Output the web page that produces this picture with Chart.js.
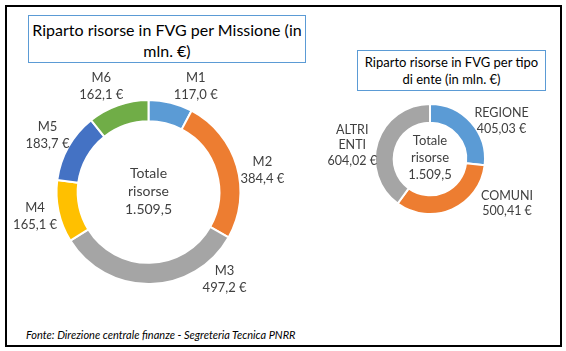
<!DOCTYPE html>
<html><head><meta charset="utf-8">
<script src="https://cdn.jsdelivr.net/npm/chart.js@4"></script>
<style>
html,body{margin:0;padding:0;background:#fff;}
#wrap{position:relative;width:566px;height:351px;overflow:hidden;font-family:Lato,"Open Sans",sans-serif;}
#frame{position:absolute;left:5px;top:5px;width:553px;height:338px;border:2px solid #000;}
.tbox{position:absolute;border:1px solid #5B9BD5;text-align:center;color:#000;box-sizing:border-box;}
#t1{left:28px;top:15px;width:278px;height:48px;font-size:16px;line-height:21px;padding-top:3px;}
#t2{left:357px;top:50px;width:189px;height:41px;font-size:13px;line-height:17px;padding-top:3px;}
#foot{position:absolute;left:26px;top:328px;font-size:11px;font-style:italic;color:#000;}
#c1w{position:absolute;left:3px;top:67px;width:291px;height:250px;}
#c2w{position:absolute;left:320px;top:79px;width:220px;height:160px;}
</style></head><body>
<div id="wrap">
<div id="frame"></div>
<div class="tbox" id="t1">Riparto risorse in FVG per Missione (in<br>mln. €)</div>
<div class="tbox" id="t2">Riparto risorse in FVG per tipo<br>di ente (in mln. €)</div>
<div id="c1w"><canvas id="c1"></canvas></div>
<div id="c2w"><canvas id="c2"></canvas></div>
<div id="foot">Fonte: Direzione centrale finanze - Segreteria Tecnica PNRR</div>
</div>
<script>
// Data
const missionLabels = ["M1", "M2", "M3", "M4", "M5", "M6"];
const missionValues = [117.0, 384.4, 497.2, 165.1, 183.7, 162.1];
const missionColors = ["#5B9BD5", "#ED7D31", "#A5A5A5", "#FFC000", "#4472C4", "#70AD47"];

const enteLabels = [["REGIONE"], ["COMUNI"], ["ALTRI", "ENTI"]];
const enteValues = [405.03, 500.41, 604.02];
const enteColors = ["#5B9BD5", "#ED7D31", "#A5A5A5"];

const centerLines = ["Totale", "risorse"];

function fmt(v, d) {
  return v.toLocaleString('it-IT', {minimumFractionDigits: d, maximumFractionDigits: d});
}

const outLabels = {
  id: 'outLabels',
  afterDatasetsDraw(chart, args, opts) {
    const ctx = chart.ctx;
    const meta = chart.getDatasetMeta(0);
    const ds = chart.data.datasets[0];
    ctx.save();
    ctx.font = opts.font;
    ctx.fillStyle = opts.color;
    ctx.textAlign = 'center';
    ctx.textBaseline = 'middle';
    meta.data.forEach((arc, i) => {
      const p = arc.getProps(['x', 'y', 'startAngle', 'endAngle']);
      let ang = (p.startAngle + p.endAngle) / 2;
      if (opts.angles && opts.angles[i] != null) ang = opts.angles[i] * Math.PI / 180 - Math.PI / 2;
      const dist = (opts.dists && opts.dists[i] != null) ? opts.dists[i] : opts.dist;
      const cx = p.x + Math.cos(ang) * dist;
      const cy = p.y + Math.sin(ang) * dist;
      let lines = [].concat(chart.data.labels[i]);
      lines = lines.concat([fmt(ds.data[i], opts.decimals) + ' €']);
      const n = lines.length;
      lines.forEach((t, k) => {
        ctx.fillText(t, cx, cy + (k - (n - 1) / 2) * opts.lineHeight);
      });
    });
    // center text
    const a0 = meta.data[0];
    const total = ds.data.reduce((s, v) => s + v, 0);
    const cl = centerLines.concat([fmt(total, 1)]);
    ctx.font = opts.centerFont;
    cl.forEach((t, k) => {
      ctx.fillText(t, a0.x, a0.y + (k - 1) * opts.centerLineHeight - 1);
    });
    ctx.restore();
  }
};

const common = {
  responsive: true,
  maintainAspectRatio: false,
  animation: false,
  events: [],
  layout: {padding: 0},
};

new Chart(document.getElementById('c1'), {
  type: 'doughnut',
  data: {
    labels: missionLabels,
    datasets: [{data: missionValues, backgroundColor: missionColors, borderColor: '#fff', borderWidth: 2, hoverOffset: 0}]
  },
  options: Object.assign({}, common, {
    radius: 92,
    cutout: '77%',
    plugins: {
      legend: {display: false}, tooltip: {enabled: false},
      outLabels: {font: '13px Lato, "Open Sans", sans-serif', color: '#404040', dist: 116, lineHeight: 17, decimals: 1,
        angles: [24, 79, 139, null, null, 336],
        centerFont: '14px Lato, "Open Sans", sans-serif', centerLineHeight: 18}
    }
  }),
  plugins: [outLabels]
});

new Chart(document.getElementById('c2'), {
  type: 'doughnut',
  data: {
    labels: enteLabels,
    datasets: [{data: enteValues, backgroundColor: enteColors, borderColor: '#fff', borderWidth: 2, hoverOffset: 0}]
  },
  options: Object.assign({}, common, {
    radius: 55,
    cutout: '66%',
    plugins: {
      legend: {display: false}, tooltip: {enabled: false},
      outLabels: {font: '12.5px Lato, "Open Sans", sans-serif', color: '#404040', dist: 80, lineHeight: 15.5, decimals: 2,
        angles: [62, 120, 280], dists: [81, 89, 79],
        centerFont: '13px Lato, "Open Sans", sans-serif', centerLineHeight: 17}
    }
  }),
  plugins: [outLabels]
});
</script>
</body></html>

+++++

◆ Goal of the exercise: Transcribe the listing in full. Omit the pictures and keep every line exact.

◆ Finished answer:
Output the web page that produces this picture with Chart.js.
<!DOCTYPE html>
<html><head><meta charset="utf-8">
<script src="https://cdn.jsdelivr.net/npm/chart.js@4"></script>
<style>
html,body{margin:0;padding:0;background:#fff;}
#wrap{position:relative;width:566px;height:351px;overflow:hidden;font-family:Lato,"Open Sans",sans-serif;}
#frame{position:absolute;left:5px;top:5px;width:553px;height:338px;border:2px solid #000;}
.tbox{position:absolute;border:1px solid #5B9BD5;text-align:center;color:#000;box-sizing:border-box;}
#t1{left:28px;top:15px;width:278px;height:48px;font-size:16px;line-height:21px;padding-top:3px;}
#t2{left:357px;top:50px;width:189px;height:41px;font-size:13px;line-height:17px;padding-top:3px;}
#foot{position:absolute;left:26px;top:328px;font-size:11px;font-style:italic;color:#000;}
#c1w{position:absolute;left:3px;top:67px;width:291px;height:250px;}
#c2w{position:absolute;left:320px;top:79px;width:220px;height:160px;}
</style></head><body>
<div id="wrap">
<div id="frame"></div>
<div class="tbox" id="t1">Riparto risorse in FVG per Missione (in<br>mln. €)</div>
<div class="tbox" id="t2">Riparto risorse in FVG per tipo<br>di ente (in mln. €)</div>
<div id="c1w"><canvas id="c1"></canvas></div>
<div id="c2w"><canvas id="c2"></canvas></div>
<div id="foot">Fonte: Direzione centrale finanze - Segreteria Tecnica PNRR</div>
</div>
<script>
// Data
const missionLabels = ["M1", "M2", "M3", "M4", "M5", "M6"];
const missionValues = [117.0, 384.4, 497.2, 165.1, 183.7, 162.1];
const missionColors = ["#5B9BD5", "#ED7D31", "#A5A5A5", "#FFC000", "#4472C4", "#70AD47"];

const enteLabels = [["REGIONE"], ["COMUNI"], ["ALTRI", "ENTI"]];
const enteValues = [405.03, 500.41, 604.02];
const enteColors = ["#5B9BD5", "#ED7D31", "#A5A5A5"];

const centerLines = ["Totale", "risorse"];

function fmt(v, d) {
  return v.toLocaleString('it-IT', {minimumFractionDigits: d, maximumFractionDigits: d});
}

const outLabels = {
  id: 'outLabels',
  afterDatasetsDraw(chart, args, opts) {
    const ctx = chart.ctx;
    const meta = chart.getDatasetMeta(0);
    const ds = chart.data.datasets[0];
    ctx.save();
    ctx.font = opts.font;
    ctx.fillStyle = opts.color;
    ctx.textAlign = 'center';
    ctx.textBaseline = 'middle';
    meta.data.forEach((arc, i) => {
      const p = arc.getProps(['x', 'y', 'startAngle', 'endAngle']);
      let ang = (p.startAngle + p.endAngle) / 2;
      if (opts.angles && opts.angles[i] != null) ang = opts.angles[i] * Math.PI / 180 - Math.PI / 2;
      const dist = (opts.dists && opts.dists[i] != null) ? opts.dists[i] : opts.dist;
      const cx = p.x + Math.cos(ang) * dist;
      const cy = p.y + Math.sin(ang) * dist;
      let lines = [].concat(chart.data.labels[i]);
      lines = lines.concat([fmt(ds.data[i], opts.decimals) + ' €']);
      const n = lines.length;
      lines.forEach((t, k) => {
        ctx.fillText(t, cx, cy + (k - (n - 1) / 2) * opts.lineHeight);
      });
    });
    // center text
    const a0 = meta.data[0];
    const total = ds.data.reduce((s, v) => s + v, 0);
    const cl = centerLines.concat([fmt(total, 1)]);
    ctx.font = opts.centerFont;
    cl.forEach((t, k) => {
      ctx.fillText(t, a0.x, a0.y + (k - 1) * opts.centerLineHeight - 1);
    });
    ctx.restore();
  }
};

const common = {
  responsive: true,
  maintainAspectRatio: false,
  animation: false,
  events: [],
  layout: {padding: 0},
};

new Chart(document.getElementById('c1'), {
  type: 'doughnut',
  data: {
    labels: missionLabels,
    datasets: [{data: missionValues, backgroundColor: missionColors, borderColor: '#fff', borderWidth: 2, hoverOffset: 0}]
  },
  options: Object.assign({}, common, {
    radius: 92,
    cutout: '77%',
    plugins: {
      legend: {display: false}, tooltip: {enabled: false},
      outLabels: {font: '13px Lato, "Open Sans", sans-serif', color: '#404040', dist: 116, lineHeight: 17, decimals: 1,
        angles: [24, 79, 139, null, null, 336],
        centerFont: '14px Lato, "Open Sans", sans-serif', centerLineHeight: 18}
    }
  }),
  plugins: [outLabels]
});

new Chart(document.getElementById('c2'), {
  type: 'doughnut',
  data: {
    labels: enteLabels,
    datasets: [{data: enteValues, backgroundColor: enteColors, borderColor: '#fff', borderWidth: 2, hoverOffset: 0}]
  },
  options: Object.assign({}, common, {
    radius: 55,
    cutout: '66%',
    plugins: {
      legend: {display: false}, tooltip: {enabled: false},
      outLabels: {font: '12.5px Lato, "Open Sans", sans-serif', color: '#404040', dist: 80, lineHeight: 15.5, decimals: 2,
        angles: [62, 120, 280], dists: [81, 89, 79],
        centerFont: '13px Lato, "Open Sans", sans-serif', centerLineHeight: 17}
    }
  }),
  plugins: [outLabels]
});
</script>
</body></html>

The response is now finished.